October 25, 2023

Wayne State’s Collegiate Recovery Program officially launches with new hire

Erin Cox poses for a photo.

Erin Cox is Wayne State University Collegiate Recovery Center's first hire.

The Wayne State University Collegiate Recovery Program (CRP) has officially launched with the hire of its first employee, Erin Cox, who fills the role of recovery growth coordinator.

The CRP was made possible thanks to a grant earlier this year from the Jamie Daniels Foundation. The CRP is currently focused on supporting students and their allies who are in recovery from substance abuse.

Jeffrey Kuentzel, director of Counseling and Psychological Services, spent the past few months educating the collegiate community, creating the new position and looking for the right person to fill it. The hire of Cox as its first recovery growth coordinator marks the official launch of campus services for students. 

“Erin is a master's-level social worker who is perfect to lead Wayne State's Collegiate Recovery Program because of her professional training and life experience, but also because of her incredible passion for helping support students in recovery,” said Kuentzel.

In addition to providing students with the support they need; Cox wants the students to have a say in the program’s offerings.

“The most important thing we want to show is you don’t have to sacrifice school for recovery or sacrifice recovery for school,” said Cox. “I am in recovery myself, and when I was in school, I didn’t realize that I needed someone to talk to about both being in school and staying sober until I found it. I want to be there for people, offer advocacy and provide resources for people to be successful in their health and academic future.”

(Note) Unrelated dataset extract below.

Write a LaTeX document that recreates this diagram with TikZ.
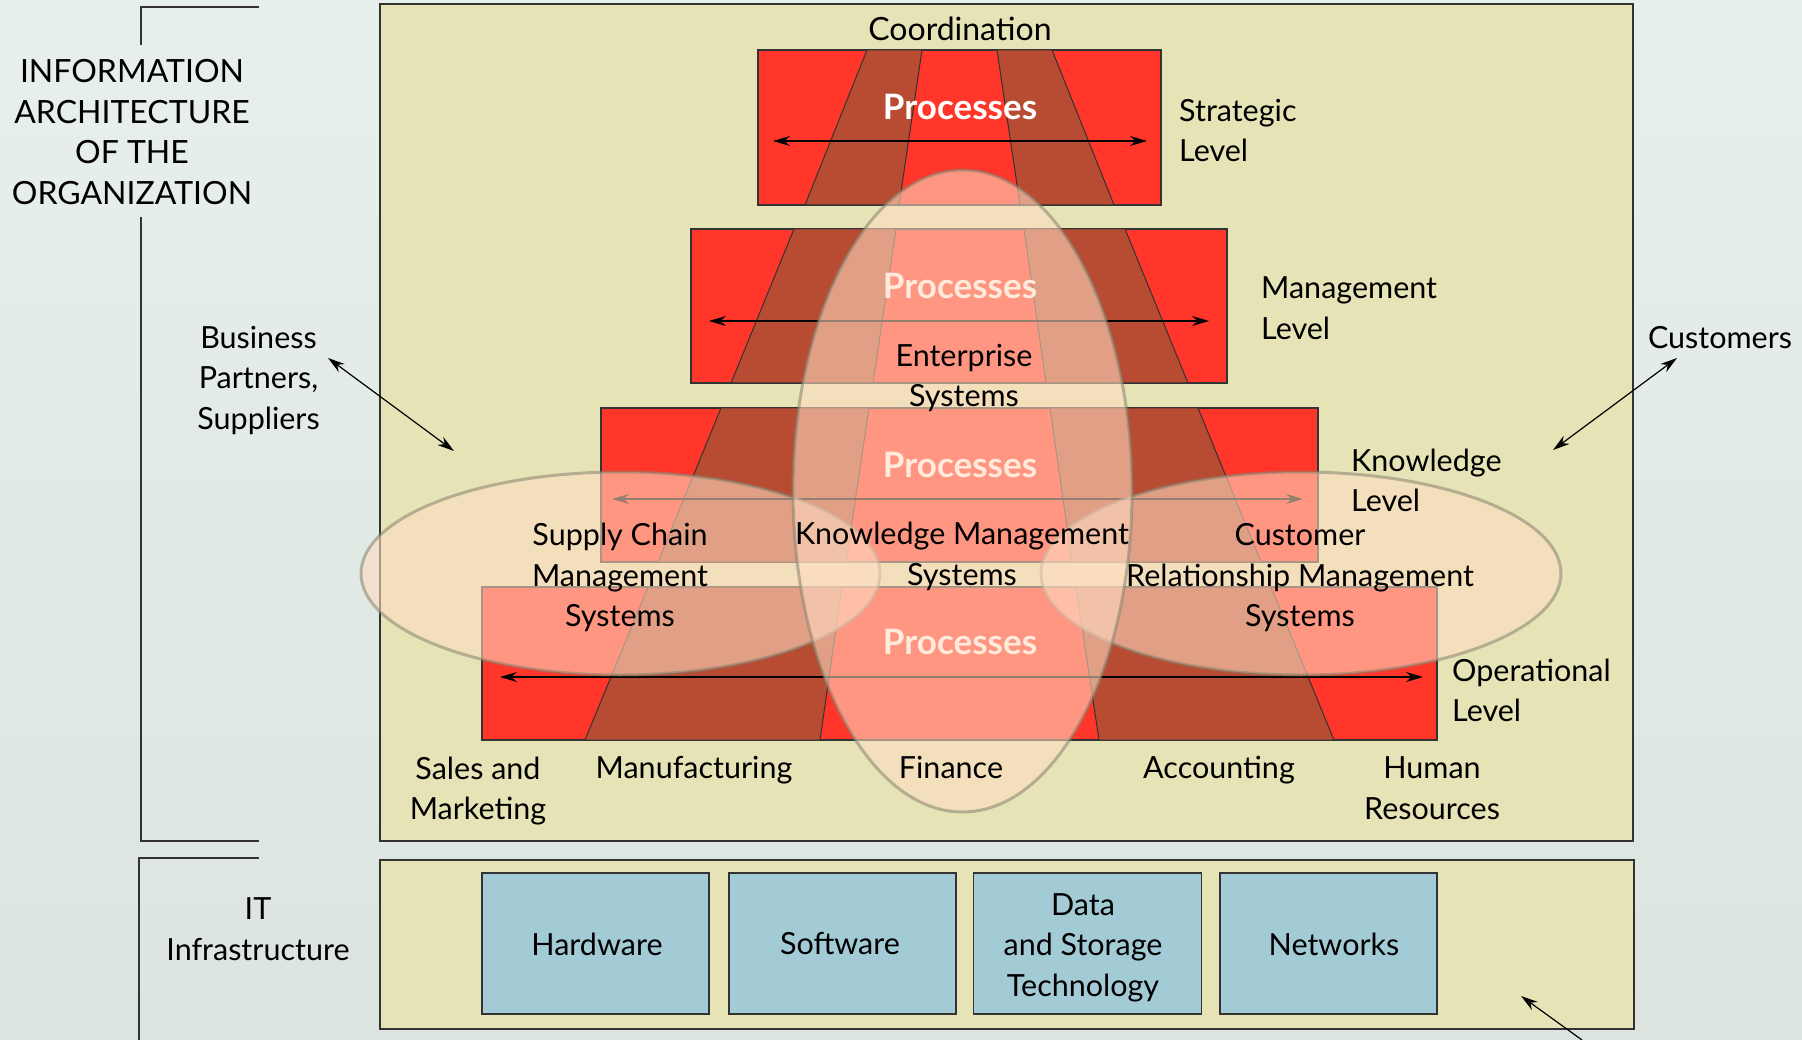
\documentclass[tikz,border=0pt]{standalone}
\usepackage{fontspec}
\setmainfont{Lato}
\usetikzlibrary{shapes.geometric, arrows.meta}
\definecolor{bgtop}{HTML}{E8F0EC}
\definecolor{bgbottom}{HTML}{DBE4DF}
\definecolor{panel}{HTML}{E6E4B6}
\definecolor{levelred}{HTML}{FF3629}
\definecolor{deptbrown}{HTML}{B84C33}
\definecolor{itblue}{HTML}{A3CBD6}
\definecolor{syspeach}{HTML}{FFDCC2}
\definecolor{sysedge}{HTML}{85836F}
\definecolor{inkline}{HTML}{333333}
\tikzset{
  lab/.style={font=\fontsize{30.5}{40.5}\selectfont, align=center, inner sep=0pt},
  labcaps/.style={lab, font=\fontsize{32}{40.5}\selectfont},
  lableft/.style={lab, align=left, anchor=west},
  proc/.style={font=\fontsize{35}{36}\selectfont\bfseries, text=white, inner sep=0pt},
  panelbox/.style={draw=inkline, fill=panel, line width=1.8pt, inner sep=0pt},
  level/.style={draw=inkline, fill=levelred, line width=1.2pt, inner sep=0pt},
  dept/.style={draw=inkline, fill=deptbrown, line width=1pt},
  itbox/.style={draw=inkline, fill=itblue, line width=1.8pt, inner sep=0pt, minimum height=141pt},
  sys/.style={ellipse, draw=sysedge, fill=syspeach, fill opacity=.58, draw opacity=.55, line width=3pt, inner sep=0pt},
  arr/.style={line width=1.2pt, -{Stealth[length=17pt,width=10pt]}},
  arrboth/.style={line width=1.2pt, {Stealth[length=17pt,width=10pt]}-{Stealth[length=17pt,width=10pt]}},
  brace/.style={draw=inkline, line width=1.6pt}
}
\begin{document}
\begin{tikzpicture}[x=1pt, y=-1pt]
  \useasboundingbox (0,0) rectangle (1802,1040);
  \fill[top color=bgtop, bottom color=bgbottom] (0,0) rectangle (1802,1040);

  \node[panelbox, minimum width=1253pt, minimum height=837pt] (arch) at (1006.5,422.5) {};
  \node[panelbox, minimum width=1254pt, minimum height=169pt] (infra) at (1007,944.5) {};

  % levels, top to bottom
  \node[level, minimum width=403pt, minimum height=155pt] (strategic) at (959.5,127.5) {};
  \path[dept] (867,50) -- (922,50) -- (899,205) -- (805,205) -- cycle;
  \path[dept] (997,50) -- (1052,50) -- (1114,205) -- (1020,205) -- cycle;

  \node[level, minimum width=536pt, minimum height=154pt] (management) at (959,306) {};
  \path[dept] (794,229) -- (896,229) -- (873,383) -- (731,383) -- cycle;
  \path[dept] (1024,229) -- (1125,229) -- (1188,383) -- (1046,383) -- cycle;

  \node[level, minimum width=717pt, minimum height=154pt] (knowledge) at (959.5,485) {};
  \path[dept] (721,408) -- (869,408) -- (846,562) -- (658,562) -- cycle;
  \path[dept] (1050,408) -- (1198,408) -- (1261,562) -- (1072,562) -- cycle;

  \node[level, minimum width=955pt, minimum height=153pt] (operational) at (959.5,663.5) {};
  \path[dept] (648,587) -- (842,587) -- (820,740) -- (585,740) -- cycle;
  \path[dept] (1076,587) -- (1271,587) -- (1334,740) -- (1099,740) -- cycle;

  \coordinate (s1) at (773,141);
  \coordinate (s2) at (1147,141);
  \path[arrboth] (s1) edge (s2);
  \coordinate (m1) at (709,321);
  \coordinate (m2) at (1209,321);
  \path[arrboth] (m1) edge (m2);
  \coordinate (k1) at (612,499);
  \coordinate (k2) at (1303,499);
  \path[arrboth] (k1) edge (k2);
  \coordinate (o1) at (500,677);
  \coordinate (o2) at (1423,677);
  \path[arrboth] (o1) edge (o2);

  \node[proc] (p1) at (960,107) {Processes};
  \node[proc] (p2) at (960,286) {Processes};
  \node[proc] (p3) at (960,465) {Processes};
  \node[proc] (p4) at (960,642) {Processes};

  % system ellipses
  \node[sys, minimum width=519pt, minimum height=203pt] (scm) at (620.5,573.5) {};
  \node[sys, minimum width=520pt, minimum height=203pt] (crm) at (1301,573.5) {};
  \node[sys, minimum width=339pt, minimum height=642pt] (ent) at (962.5,491) {};

  \node[labcaps] (coord) at (960,29) {Coordination};
  \node[lableft] (lstrategic) at (1179,130.5) {Strategic\\Level};
  \node[lableft] (lmanagement) at (1261,308) {Management\\Level};
  \node[lableft] (lknowledge) at (1351,480.5) {Knowledge\\Level};
  \node[lableft] (loperational) at (1452,690.5) {Operational\\Level};

  \node[lab] (lent) at (964,378) {Enterprise\\Systems};
  \node[lab] (lscm) at (620,577.5) {Supply Chain\\Management\\Systems};
  \node[lab] (lkms) at (962,556.5) {Knowledge Management\\Systems};
  \node[lab] (lcrm) at (1300,578) {Customer\\Relationship Management\\Systems};

  \node[lab] (sales) at (478,791) {Sales and\\Marketing};
  \node[lab] (manu) at (694,770) {Manufacturing};
  \node[lab] (fin) at (951,767) {Finance};
  \node[lab] (acc) at (1219,770) {Accounting};
  \node[lab] (hr) at (1432,788) {Human\\Resources};

  \node[itbox, minimum width=227pt] (hw) at (595.5,943.5) {};
  \node[itbox, minimum width=227pt] (sw) at (842.5,943.5) {};
  \node[itbox, minimum width=228pt] (data) at (1087.5,943.5) {};
  \node[itbox, minimum width=217pt] (net) at (1328.5,943.5) {};
  \node[lab] (lhw) at (597,944) {Hardware};
  \node[lab] (lsw) at (840,944) {Software};
  \node[lab] (ldata) at (1083,947.5) {Data\\and Storage\\Technology};
  \node[lab] (lnet) at (1334,944) {Networks};

  \node[labcaps] (title) at (132,132) {INFORMATION\\ARCHITECTURE\\OF THE\\ORGANIZATION};
  \node[lab] (itlabel) at (258,929) {IT\\Infrastructure};
  \node[lab] (partners) at (258.5,380) {Business\\Partners,\\Suppliers};
  \node[lab] (customers) at (1720,338) {Customers};

  % side brackets
  \coordinate (b1) at (259,7);
  \coordinate (b2) at (141,7);
  \coordinate (b3) at (141,45);
  \path[brace] (b1) -- (b2) -- (b3);
  \coordinate (b4) at (141,217);
  \coordinate (b5) at (141,841);
  \coordinate (b6) at (259,841);
  \path[brace] (b4) -- (b5) -- (b6);
  \coordinate (b7) at (259,858);
  \coordinate (b8) at (139,858);
  \coordinate (b9) at (139,1040);
  \path[brace] (b7) -- (b8) -- (b9);

  \coordinate (a1) at (328,358);
  \coordinate (a2) at (454,451);
  \path[arrboth] (a1) edge (a2);
  \coordinate (a3) at (1677,358);
  \coordinate (a4) at (1553,450);
  \path[arrboth] (a3) edge (a4);
  \coordinate (a5) at (1582,1040);
  \coordinate (a6) at (1521,996);
  \path[arr] (a5) edge (a6);
\end{tikzpicture}
\end{document}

WSU Provost and Senior Vice President for Academic Affairs Mark Kornbluh said that the CRP underscores the university’s commitment to reducing nonacademic barriers to student success, as outlined in its 2022-2027 Strategic Plan.

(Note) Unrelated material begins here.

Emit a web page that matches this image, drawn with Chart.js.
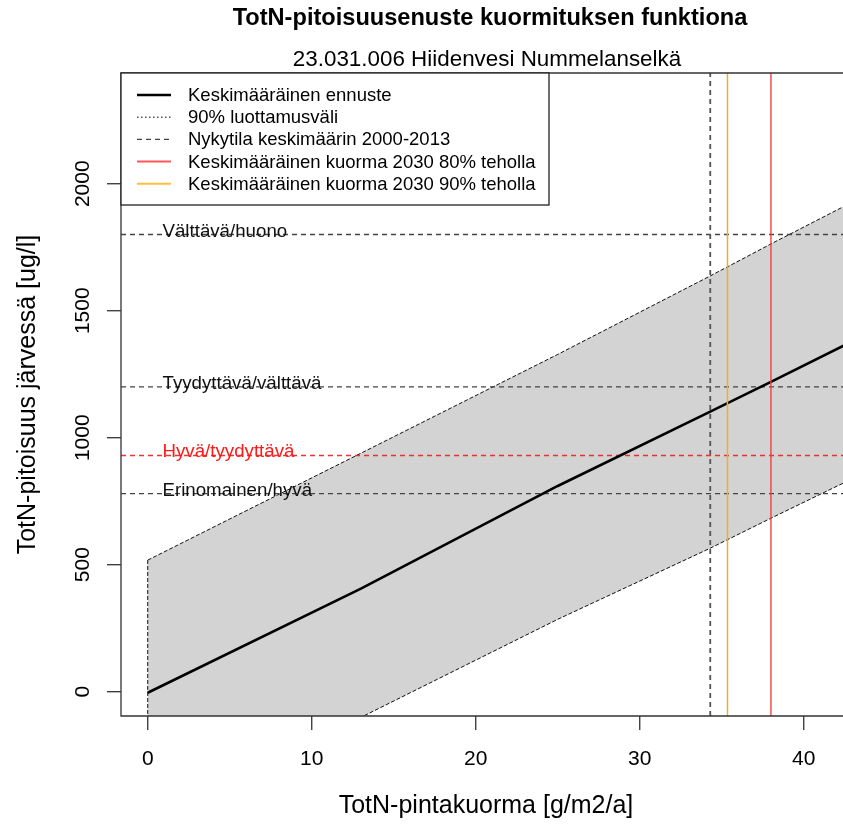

“We don’t think there is a big substance abuse problem here at Wayne State, but we’d be naive to think there aren’t students who can use some help,” said Kornbluh. “Every student deserves to have all the tools they need to succeed, and I am proud to be part of a university that invests in and advocates for the success of the whole person.”

In 2018, Ken Daniels and Lisa Daniels-Goldman established the Jamie Daniels Foundation in memory of their late son, Jamie, who was 23 when he died from an overdose while in a treatment facility in Florida. Wayne State’s CRP is focused on providing a supportive environment that reinforces a student’s decision to engage in a lifestyle of recovery from substance use and addiction on campus and beyond.

Currently, the program offers meetings on Tuesdays from 4:30 to 5:30 p.m. at the School of Social Work in room 179, where students are actively involved in planning the future of this resource. Interested students can learn more about the organization on its Facebook and Instagram pages or by completing a survey about what kind of support they would like to see in the future.

According to research, approximately 4% of college students in the United States meet the criteria for substance use disorder or are in recovery. For Wayne State, that means more than 900 students are likely in crisis and would benefit from a collegiate recovery support network on campus.

If you or someone you care about is struggling with substance abuse or seeking recovery support, Wayne State offers consultations with counseling and psychological services (CAPS) afterhours phone support (313-577-2277) and various campus health support clinical support opportunities.